Objective> Can you set down, exactly as they appear below, the lines from the opening of the material through the one bearing "linewidth=1.5, label=lab, ax=ax)", minus the pictures?

Recorded information>
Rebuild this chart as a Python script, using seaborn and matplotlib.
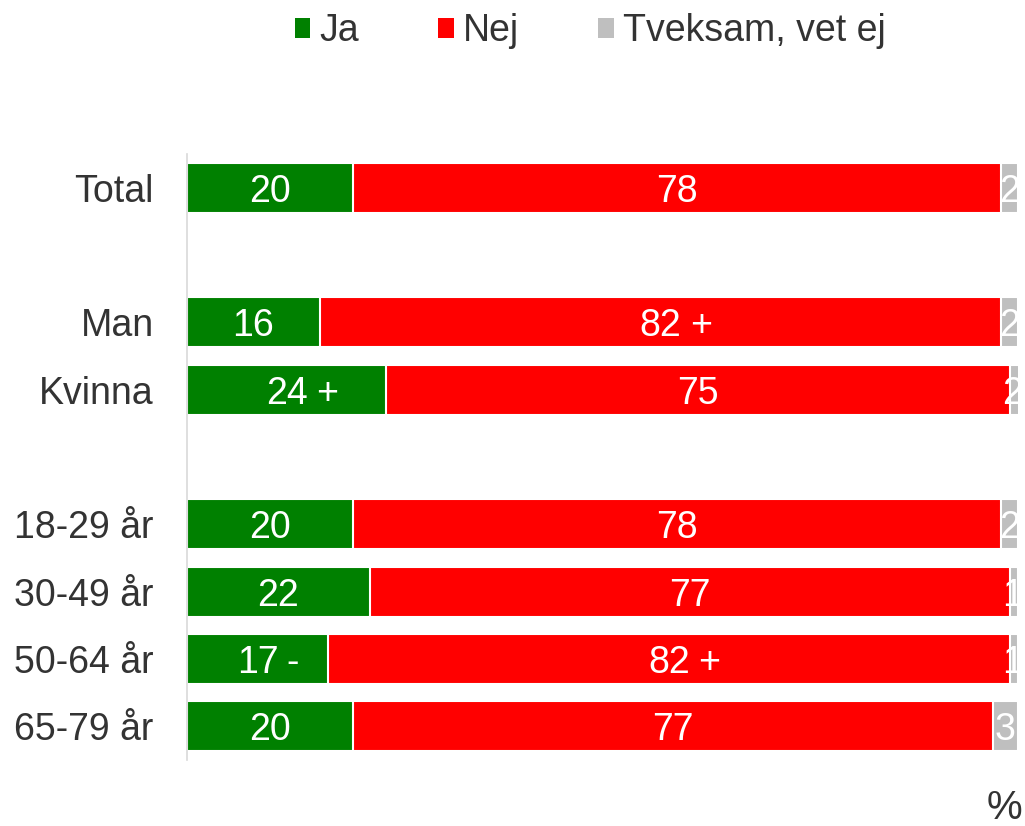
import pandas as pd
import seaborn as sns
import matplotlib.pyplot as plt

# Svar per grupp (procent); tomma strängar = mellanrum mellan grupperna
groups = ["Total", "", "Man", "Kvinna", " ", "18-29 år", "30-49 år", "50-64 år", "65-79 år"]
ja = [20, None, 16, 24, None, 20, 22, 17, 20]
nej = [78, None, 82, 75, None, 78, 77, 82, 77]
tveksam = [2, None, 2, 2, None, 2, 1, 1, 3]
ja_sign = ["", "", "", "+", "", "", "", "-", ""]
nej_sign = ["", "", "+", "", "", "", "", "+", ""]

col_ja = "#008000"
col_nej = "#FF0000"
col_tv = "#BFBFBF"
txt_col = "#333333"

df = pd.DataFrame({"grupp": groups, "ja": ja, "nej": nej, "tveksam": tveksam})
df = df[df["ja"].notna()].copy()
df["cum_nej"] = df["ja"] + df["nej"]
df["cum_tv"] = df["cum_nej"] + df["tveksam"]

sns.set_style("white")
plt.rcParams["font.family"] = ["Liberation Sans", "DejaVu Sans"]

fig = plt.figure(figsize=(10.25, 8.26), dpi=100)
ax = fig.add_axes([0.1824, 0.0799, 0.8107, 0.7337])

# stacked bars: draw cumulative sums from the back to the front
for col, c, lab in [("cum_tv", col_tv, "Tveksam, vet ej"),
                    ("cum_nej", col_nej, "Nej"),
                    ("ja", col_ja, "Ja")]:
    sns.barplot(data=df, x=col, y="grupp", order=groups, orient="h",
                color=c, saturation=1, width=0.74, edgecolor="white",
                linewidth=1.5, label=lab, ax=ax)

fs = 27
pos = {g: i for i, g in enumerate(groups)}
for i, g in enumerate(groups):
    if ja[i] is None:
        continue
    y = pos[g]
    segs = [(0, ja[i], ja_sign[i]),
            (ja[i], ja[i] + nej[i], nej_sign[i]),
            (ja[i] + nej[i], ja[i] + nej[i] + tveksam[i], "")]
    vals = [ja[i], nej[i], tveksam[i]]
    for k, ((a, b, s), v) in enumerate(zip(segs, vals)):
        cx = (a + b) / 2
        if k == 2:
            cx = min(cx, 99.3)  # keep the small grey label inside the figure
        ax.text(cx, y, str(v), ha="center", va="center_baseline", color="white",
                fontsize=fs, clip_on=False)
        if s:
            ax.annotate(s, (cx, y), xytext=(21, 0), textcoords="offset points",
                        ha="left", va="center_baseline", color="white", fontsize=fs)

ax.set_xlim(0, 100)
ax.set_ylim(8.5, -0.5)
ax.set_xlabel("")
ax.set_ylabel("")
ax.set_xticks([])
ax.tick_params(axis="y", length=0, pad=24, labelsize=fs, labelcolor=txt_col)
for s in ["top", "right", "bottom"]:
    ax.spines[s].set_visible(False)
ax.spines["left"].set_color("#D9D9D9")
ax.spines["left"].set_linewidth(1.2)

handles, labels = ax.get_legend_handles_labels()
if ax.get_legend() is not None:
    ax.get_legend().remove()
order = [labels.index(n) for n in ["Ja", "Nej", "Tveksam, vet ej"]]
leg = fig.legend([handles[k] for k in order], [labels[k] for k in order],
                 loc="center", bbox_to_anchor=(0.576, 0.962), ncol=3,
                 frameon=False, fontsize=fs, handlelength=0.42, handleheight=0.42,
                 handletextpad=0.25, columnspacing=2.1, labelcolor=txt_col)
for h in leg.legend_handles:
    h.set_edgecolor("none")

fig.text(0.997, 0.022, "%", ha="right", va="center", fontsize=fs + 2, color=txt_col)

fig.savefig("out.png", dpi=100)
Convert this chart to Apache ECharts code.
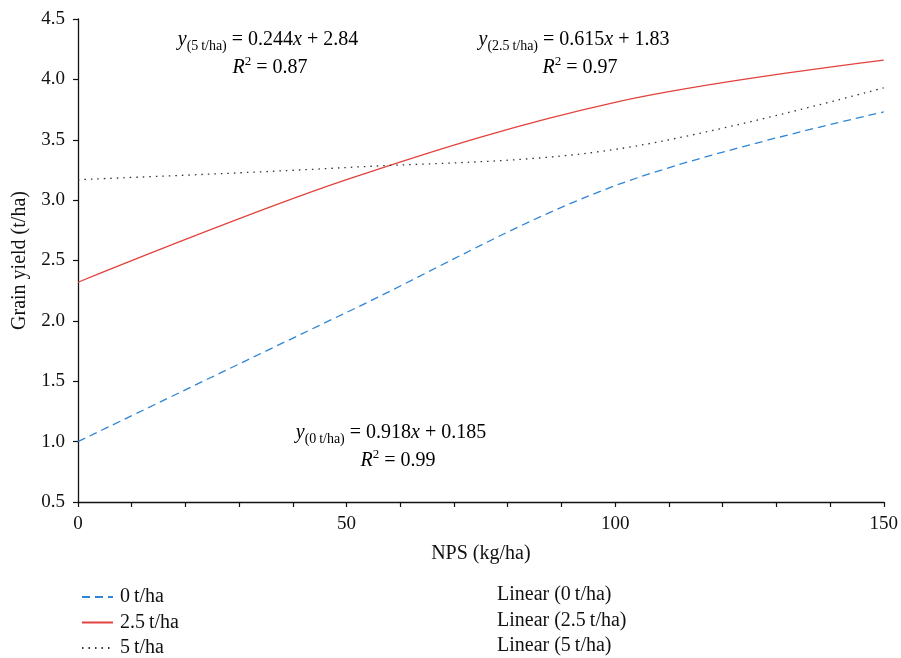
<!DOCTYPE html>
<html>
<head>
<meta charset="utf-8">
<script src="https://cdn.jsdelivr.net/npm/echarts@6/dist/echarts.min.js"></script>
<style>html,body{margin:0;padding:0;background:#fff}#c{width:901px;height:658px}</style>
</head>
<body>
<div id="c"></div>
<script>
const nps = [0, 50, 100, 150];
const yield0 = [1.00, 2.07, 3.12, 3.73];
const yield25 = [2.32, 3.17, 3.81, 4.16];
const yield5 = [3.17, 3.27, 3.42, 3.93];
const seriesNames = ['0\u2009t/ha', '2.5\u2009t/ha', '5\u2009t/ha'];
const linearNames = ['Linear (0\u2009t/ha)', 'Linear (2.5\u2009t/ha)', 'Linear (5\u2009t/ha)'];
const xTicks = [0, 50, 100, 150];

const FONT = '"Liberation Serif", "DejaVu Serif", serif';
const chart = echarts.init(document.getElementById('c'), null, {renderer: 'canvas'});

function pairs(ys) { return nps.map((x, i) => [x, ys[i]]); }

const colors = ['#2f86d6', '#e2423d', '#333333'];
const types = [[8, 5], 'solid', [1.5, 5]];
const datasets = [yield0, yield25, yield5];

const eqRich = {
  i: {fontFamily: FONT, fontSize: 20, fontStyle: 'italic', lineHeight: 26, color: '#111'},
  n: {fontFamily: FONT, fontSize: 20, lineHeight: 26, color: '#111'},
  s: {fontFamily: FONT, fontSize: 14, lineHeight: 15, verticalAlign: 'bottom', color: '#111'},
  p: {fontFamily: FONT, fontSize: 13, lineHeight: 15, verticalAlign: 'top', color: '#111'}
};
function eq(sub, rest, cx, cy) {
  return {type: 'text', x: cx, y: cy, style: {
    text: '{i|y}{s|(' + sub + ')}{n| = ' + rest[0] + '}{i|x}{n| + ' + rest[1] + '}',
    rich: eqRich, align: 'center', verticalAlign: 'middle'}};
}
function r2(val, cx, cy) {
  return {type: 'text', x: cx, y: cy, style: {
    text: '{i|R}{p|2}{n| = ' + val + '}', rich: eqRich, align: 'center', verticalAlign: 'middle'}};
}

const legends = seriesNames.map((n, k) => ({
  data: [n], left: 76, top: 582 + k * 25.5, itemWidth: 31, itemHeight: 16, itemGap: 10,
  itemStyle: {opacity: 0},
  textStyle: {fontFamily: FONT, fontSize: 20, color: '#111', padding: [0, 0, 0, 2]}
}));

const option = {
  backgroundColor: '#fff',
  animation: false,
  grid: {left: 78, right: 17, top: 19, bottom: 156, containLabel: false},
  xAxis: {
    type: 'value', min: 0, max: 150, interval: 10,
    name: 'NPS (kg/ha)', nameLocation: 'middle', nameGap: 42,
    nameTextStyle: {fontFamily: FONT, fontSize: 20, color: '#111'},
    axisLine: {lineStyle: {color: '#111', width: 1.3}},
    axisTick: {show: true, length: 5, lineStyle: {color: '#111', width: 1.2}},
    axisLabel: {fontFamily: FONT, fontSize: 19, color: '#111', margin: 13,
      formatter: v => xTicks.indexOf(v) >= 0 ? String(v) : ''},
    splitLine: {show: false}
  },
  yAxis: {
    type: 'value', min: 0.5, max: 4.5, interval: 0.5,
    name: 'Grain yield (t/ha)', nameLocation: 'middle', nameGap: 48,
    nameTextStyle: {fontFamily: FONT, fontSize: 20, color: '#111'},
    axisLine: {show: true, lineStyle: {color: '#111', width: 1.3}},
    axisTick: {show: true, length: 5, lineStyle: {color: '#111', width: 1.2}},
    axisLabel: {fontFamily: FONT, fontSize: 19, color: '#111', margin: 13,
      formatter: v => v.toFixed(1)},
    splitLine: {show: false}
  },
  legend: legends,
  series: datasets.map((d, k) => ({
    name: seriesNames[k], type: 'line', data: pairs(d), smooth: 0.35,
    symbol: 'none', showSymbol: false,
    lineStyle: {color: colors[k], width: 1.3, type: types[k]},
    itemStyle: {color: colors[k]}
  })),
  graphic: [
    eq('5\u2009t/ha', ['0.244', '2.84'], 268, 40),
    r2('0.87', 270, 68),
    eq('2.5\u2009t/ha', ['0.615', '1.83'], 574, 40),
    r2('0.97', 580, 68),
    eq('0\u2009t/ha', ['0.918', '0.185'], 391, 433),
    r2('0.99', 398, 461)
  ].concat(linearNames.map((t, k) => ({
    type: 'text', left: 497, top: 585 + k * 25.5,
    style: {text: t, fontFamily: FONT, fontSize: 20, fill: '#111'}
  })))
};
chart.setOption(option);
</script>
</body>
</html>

In response>
Rebuild this chart as a Python script, using seaborn and matplotlib.
import pandas as pd
import seaborn as sns
import matplotlib.pyplot as plt

# Svar per grupp (procent); tomma strängar = mellanrum mellan grupperna
groups = ["Total", "", "Man", "Kvinna", " ", "18-29 år", "30-49 år", "50-64 år", "65-79 år"]
ja = [20, None, 16, 24, None, 20, 22, 17, 20]
nej = [78, None, 82, 75, None, 78, 77, 82, 77]
tveksam = [2, None, 2, 2, None, 2, 1, 1, 3]
ja_sign = ["", "", "", "+", "", "", "", "-", ""]
nej_sign = ["", "", "+", "", "", "", "", "+", ""]

col_ja = "#008000"
col_nej = "#FF0000"
col_tv = "#BFBFBF"
txt_col = "#333333"

df = pd.DataFrame({"grupp": groups, "ja": ja, "nej": nej, "tveksam": tveksam})
df = df[df["ja"].notna()].copy()
df["cum_nej"] = df["ja"] + df["nej"]
df["cum_tv"] = df["cum_nej"] + df["tveksam"]

sns.set_style("white")
plt.rcParams["font.family"] = ["Liberation Sans", "DejaVu Sans"]

fig = plt.figure(figsize=(10.25, 8.26), dpi=100)
ax = fig.add_axes([0.1824, 0.0799, 0.8107, 0.7337])

# stacked bars: draw cumulative sums from the back to the front
for col, c, lab in [("cum_tv", col_tv, "Tveksam, vet ej"),
                    ("cum_nej", col_nej, "Nej"),
                    ("ja", col_ja, "Ja")]:
    sns.barplot(data=df, x=col, y="grupp", order=groups, orient="h",
                color=c, saturation=1, width=0.74, edgecolor="white",
                linewidth=1.5, label=lab, ax=ax)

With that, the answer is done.